Sleep isn’t a passive state CSI co-founder Dr. Mark Hickey explained. “Research has shown recently that one of the reasons we sleep is to remove waste from the brain. It’s a very carefully orchestrated, necessary process. It’s not a turning off of the body.”
Without the seven hours of sleep adults are typically recommended to have each day, deprived individuals may experience serious physical health risks, daytime sleepiness and fatigue, weight gain, irritability, lack of coordination, brain fog, and accidents often result. Diabetes, high blood pressure, heart conditions, and strokes are all associated with chronic poor sleep.
Started in 2010 by Dr. Hickey and Adam Wertz, CSI now has three locations – in Boulder, Longmont and Broomfield, and employs 60 people. The present Longmont clinical location on Professional Lane and the existing administrative location will be combined in CSI’s new offices which will occupy over 13,000 of the newly constructed 20,000 square-foot building.
Hickey said the site was chosen not only for its proximity to patients from areas surrounding Longmont, but also because the region has a plentiful pool of qualified employees to support the growing business.
Hickey and Wertz opened CSI because the old mode of helping patients with sleep disorders was a less effective, disjointed process of diagnosis, treatment, and follow up, involving medical professionals from separate organizations.
Hickey said, “What we decided to do was a completely comprehensive care model. It means that we actually see the patient in clinic, do a complete history and examination and then, if they need diagnostic testing we can do that. We do the interpretation of the study and if therapy is needed, we will provide that to them in house, all under one roof.

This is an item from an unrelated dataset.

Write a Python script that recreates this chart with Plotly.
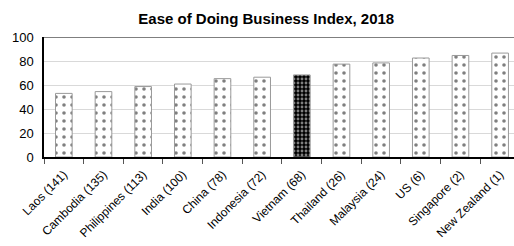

We do the follow up as well and continue to monitor them in several ways including high tech ways such as remote wireless transmission to be sure their breathing is normal and they’re not having any issues.”
With a background in neuroscience, Hickey felt sleep was a fascinating subject and the lack of research in the field piqued his interest to delve into it further. He did his training in neurology at the Mayo Clinic and went on to do a fellowship in sleep medicine at Louisiana State University.
In fact, all of the doctors in CSI’s practice are fellowship-trained sleep medicine physicians, meaning they have spent an additional 12 months of intensive training focused specifically on sleep.
The practice will be expanding, but currently has six sleep physicians and five physician assistants on staff. Two Ph.D. researchers are also on the team breaking ground on pharmaceutical fronts, as well as clinical trials and designing research protocols.
Patient testing is done in CSI’s on-site sleep lab where they observe brain waves, breathing, and oxygen levels and there are home sleep test options. For patients who have a circadian rhythm disorder, where their internal sleep clock is off-kilter, there’s a test called actigraphy, which determines which treatment is best.
Hickey said the two most frequently detected disorders are sleep apnea and insomnia. Other conditions such as snoring, narcolepsy and restless leg syndrome also are addressed.
Once diagnosed, there are many approaches to treatment. CSI offers a unique alternative treatment for sleep apnea patients who would traditionally be using CPAPs (continuous positive airway pressure machines.) It’s an oral appliance therapy customized by CSI’s dental sleep medicine specialist. The appliance physically brings the lower jaw forward to keep the airway from collapsing.
For patients with the wakefulness of insomnia, the institute likes to initially utilize cognitive behavioral therapy which they have found to be the most effective long-term treatment.
Hickey said sleep apnea patients under treatment will see results immediately, and those with insomnia can realize significant improvement in four to six weeks.
Colorado Sleep Institute’s new location is expected to open by mid-March. Medical insurance covers the services provided by the center.